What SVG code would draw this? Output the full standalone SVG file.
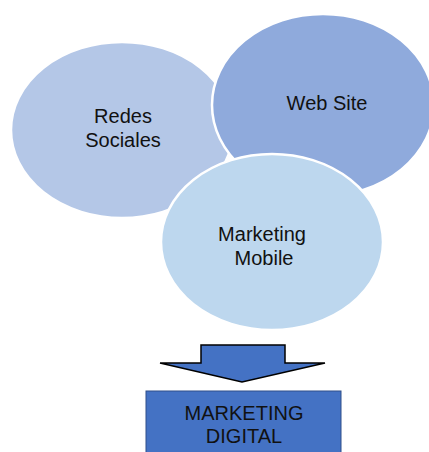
<svg xmlns="http://www.w3.org/2000/svg" width="429" height="452" viewBox="0 0 429 452">
  <style>
    .bubble { stroke: #ffffff; stroke-width: 2.5; }
    .lbl { font-family: "Liberation Sans", Arial, sans-serif; font-size: 20px; fill: #111111; text-anchor: middle; }
  </style>
  <rect width="429" height="452" fill="#ffffff"/>
  <g id="redes-sociales">
    <ellipse class="bubble" cx="122" cy="130" rx="111" ry="88" fill="#b4c7e7"/>
    <text class="lbl" x="123" y="123">Redes</text>
    <text class="lbl" x="123" y="147">Sociales</text>
  </g>
  <g id="web-site">
    <ellipse class="bubble" cx="323" cy="105" rx="111" ry="91" fill="#8faadc"/>
    <text class="lbl" x="327" y="110">Web Site</text>
  </g>
  <g id="marketing-mobile">
    <ellipse class="bubble" cx="272" cy="242" rx="111" ry="88" fill="#bdd7ee"/>
    <text class="lbl" x="262" y="241">Marketing</text>
    <text class="lbl" x="264" y="265">Mobile</text>
  </g>
  <g id="connectors">
    <polygon points="201,345 285,345 285,363 325,363 242,382 160,363 201,363" fill="#4472c4" stroke="#000000" stroke-width="1.5" stroke-linejoin="miter"/>
  </g>
  <g id="marketing-digital">
    <rect x="146" y="391" width="195" height="66" fill="#4472c4" stroke="#2f4f8a" stroke-width="1"/>
    <text class="lbl" x="244" y="420">MARKETING</text>
    <text class="lbl" x="244" y="443">DIGITAL</text>
  </g>
</svg>
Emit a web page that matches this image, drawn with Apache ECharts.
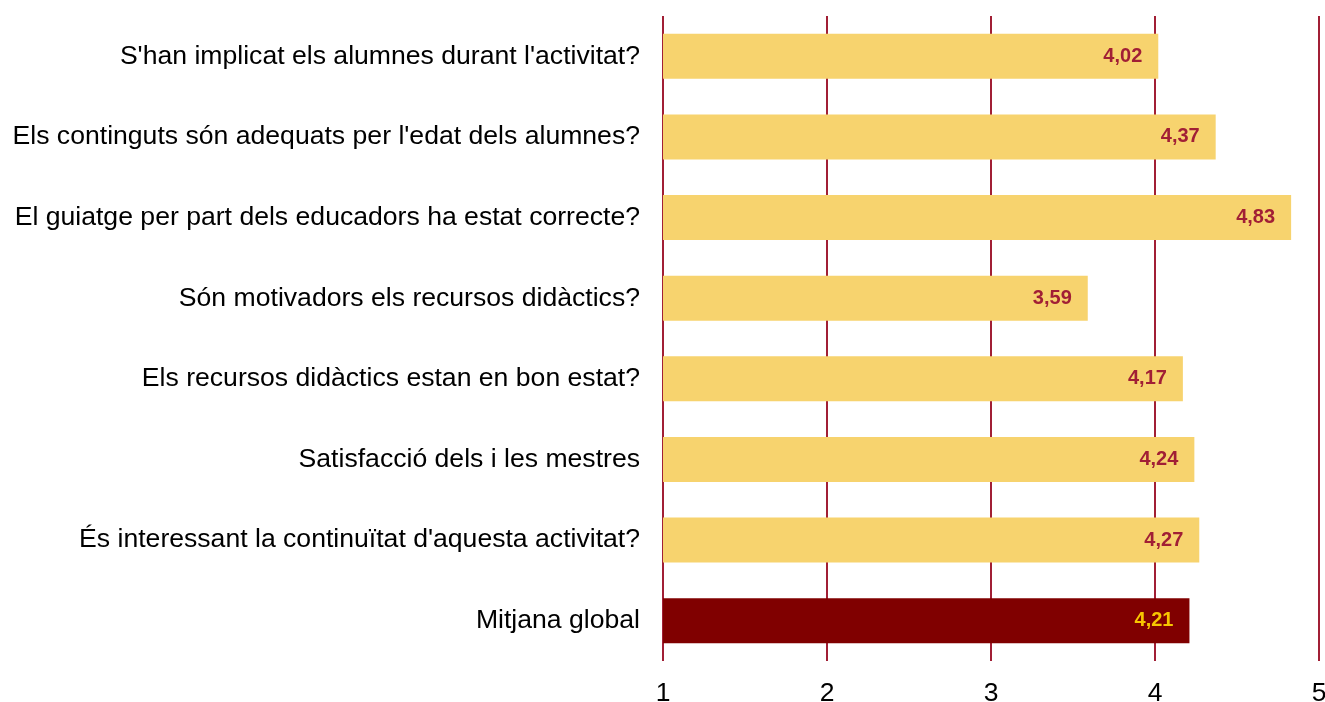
<!DOCTYPE html>
<html>
<head>
<meta charset="utf-8">
<script src="https://cdn.jsdelivr.net/npm/echarts@6/dist/echarts.min.js"></script>
<style>
  html, body { margin: 0; padding: 0; background: #ffffff; }
  #chart { width: 1325px; height: 702px; }
</style>
</head>
<body>
<div id="chart"></div>
<script>
// Survey questions, top to bottom
const categories = [
  "S'han implicat els alumnes durant l'activitat?",
  "Els continguts són adequats per l'edat dels alumnes?",
  "El guiatge per part dels educadors ha estat correcte?",
  "Són motivadors els recursos didàctics?",
  "Els recursos didàctics estan en bon estat?",
  "Satisfacció dels i les mestres",
  "És interessant la continuïtat d'aquesta activitat?",
  "Mitjana global"
];
// Average score for each question (scale 1–5)
const scores = [4.02, 4.37, 4.83, 3.59, 4.17, 4.24, 4.27, 4.21];
// Which entry is the overall average
const highlightIndex = 7;
const axisTicks = [1, 2, 3, 4, 5];

// Scores are shown with a decimal comma
const fmt = v => v.toFixed(2).replace('.', ',');

const seriesData = scores.map((v, i) => {
  const isTotal = i === highlightIndex;
  return {
    value: v,
    itemStyle: { color: isTotal ? '#800000' : '#F7D36E' },
    label: { color: isTotal ? '#F7C600' : '#A11F35' }
  };
});

const chart = echarts.init(document.getElementById('chart'), null, { renderer: 'canvas' });
chart.setOption({
  animation: false,
  backgroundColor: '#ffffff',
  grid: {
    left: 663, right: 6, top: 16, bottom: 41,
    containLabel: false,
    outerBoundsMode: 'none'
  },
  xAxis: {
    type: 'value',
    min: axisTicks[0],
    max: axisTicks[axisTicks.length - 1],
    interval: 1,
    axisLine: { show: false },
    axisTick: { show: false },
    splitLine: { show: true, lineStyle: { color: '#A11F35', width: 2 } },
    axisLabel: {
      color: '#000000',
      fontFamily: 'Liberation Sans, Arial, sans-serif',
      fontSize: 26.5,
      margin: 19
    }
  },
  yAxis: {
    type: 'category',
    data: categories,
    inverse: true,
    axisLine: { show: false },
    axisTick: { show: false },
    splitLine: { show: false },
    axisLabel: {
      color: '#000000',
      fontFamily: 'Liberation Sans, Arial, sans-serif',
      fontSize: 26.6,
      margin: 23
    }
  },
  series: [{
    type: 'bar',
    data: seriesData,
    barWidth: 45,
    label: {
      show: true,
      position: 'insideRight',
      distance: 16,
      fontFamily: 'Liberation Sans, Arial, sans-serif',
      fontSize: 20,
      fontWeight: 'bold',
      formatter: p => fmt(p.value)
    }
  }]
});
</script>
</body>
</html>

→ Exercise description:
Copy the data character for character, but drop all pictures from the copy.

→ Answer to this task:
What SVG code would draw this? Output the full standalone SVG file.
<svg xmlns="http://www.w3.org/2000/svg" width="429" height="452" viewBox="0 0 429 452">
  <style>
    .bubble { stroke: #ffffff; stroke-width: 2.5; }
    .lbl { font-family: "Liberation Sans", Arial, sans-serif; font-size: 20px; fill: #111111; text-anchor: middle; }
  </style>
  <rect width="429" height="452" fill="#ffffff"/>
  <g id="redes-sociales">
    <ellipse class="bubble" cx="122" cy="130" rx="111" ry="88" fill="#b4c7e7"/>
    <text class="lbl" x="123" y="123">Redes</text>
    <text class="lbl" x="123" y="147">Sociales</text>
  </g>
  <g id="web-site">
    <ellipse class="bubble" cx="323" cy="105" rx="111" ry="91" fill="#8faadc"/>
    <text class="lbl" x="327" y="110">Web Site</text>
  </g>
  <g id="marketing-mobile">
    <ellipse class="bubble" cx="272" cy="242" rx="111" ry="88" fill="#bdd7ee"/>
    <text class="lbl" x="262" y="241">Marketing</text>
    <text class="lbl" x="264" y="265">Mobile</text>
  </g>
  <g id="connectors">
    <polygon points="201,345 285,345 285,363 325,363 242,382 160,363 201,363" fill="#4472c4" stroke="#000000" stroke-width="1.5" stroke-linejoin="miter"/>
  </g>
  <g id="marketing-digital">
    <rect x="146" y="391" width="195" height="66" fill="#4472c4" stroke="#2f4f8a" stroke-width="1"/>
    <text class="lbl" x="244" y="420">MARKETING</text>
    <text class="lbl" x="244" y="443">DIGITAL</text>
  </g>
</svg>
Emit a web page that matches this image, drawn with Apache ECharts.
<!DOCTYPE html>
<html>
<head>
<meta charset="utf-8">
<script src="https://cdn.jsdelivr.net/npm/echarts@6/dist/echarts.min.js"></script>
<style>
  html, body { margin: 0; padding: 0; background: #ffffff; }
  #chart { width: 1325px; height: 702px; }
</style>
</head>
<body>
<div id="chart"></div>
<script>
// Survey questions, top to bottom
const categories = [
  "S'han implicat els alumnes durant l'activitat?",
  "Els continguts són adequats per l'edat dels alumnes?",
  "El guiatge per part dels educadors ha estat correcte?",
  "Són motivadors els recursos didàctics?",
  "Els recursos didàctics estan en bon estat?",
  "Satisfacció dels i les mestres",
  "És interessant la continuïtat d'aquesta activitat?",
  "Mitjana global"
];
// Average score for each question (scale 1–5)
const scores = [4.02, 4.37, 4.83, 3.59, 4.17, 4.24, 4.27, 4.21];
// Which entry is the overall average
const highlightIndex = 7;
const axisTicks = [1, 2, 3, 4, 5];

// Scores are shown with a decimal comma
const fmt = v => v.toFixed(2).replace('.', ',');

const seriesData = scores.map((v, i) => {
  const isTotal = i === highlightIndex;
  return {
    value: v,
    itemStyle: { color: isTotal ? '#800000' : '#F7D36E' },
    label: { color: isTotal ? '#F7C600' : '#A11F35' }
  };
});

const chart = echarts.init(document.getElementById('chart'), null, { renderer: 'canvas' });
chart.setOption({
  animation: false,
  backgroundColor: '#ffffff',
  grid: {
    left: 663, right: 6, top: 16, bottom: 41,
    containLabel: false,
    outerBoundsMode: 'none'
  },
  xAxis: {
    type: 'value',
    min: axisTicks[0],
    max: axisTicks[axisTicks.length - 1],
    interval: 1,
    axisLine: { show: false },
    axisTick: { show: false },
    splitLine: { show: true, lineStyle: { color: '#A11F35', width: 2 } },
    axisLabel: {
      color: '#000000',
      fontFamily: 'Liberation Sans, Arial, sans-serif',
      fontSize: 26.5,
      margin: 19
    }
  },
  yAxis: {
    type: 'category',
    data: categories,
    inverse: true,
    axisLine: { show: false },
    axisTick: { show: false },
    splitLine: { show: false },
    axisLabel: {
      color: '#000000',
      fontFamily: 'Liberation Sans, Arial, sans-serif',
      fontSize: 26.6,
      margin: 23
    }
  },
  series: [{
    type: 'bar',
    data: seriesData,
    barWidth: 45,
    label: {
      show: true,
      position: 'insideRight',
      distance: 16,
      fontFamily: 'Liberation Sans, Arial, sans-serif',
      fontSize: 20,
      fontWeight: 'bold',
      formatter: p => fmt(p.value)
    }
  }]
});
</script>
</body>
</html>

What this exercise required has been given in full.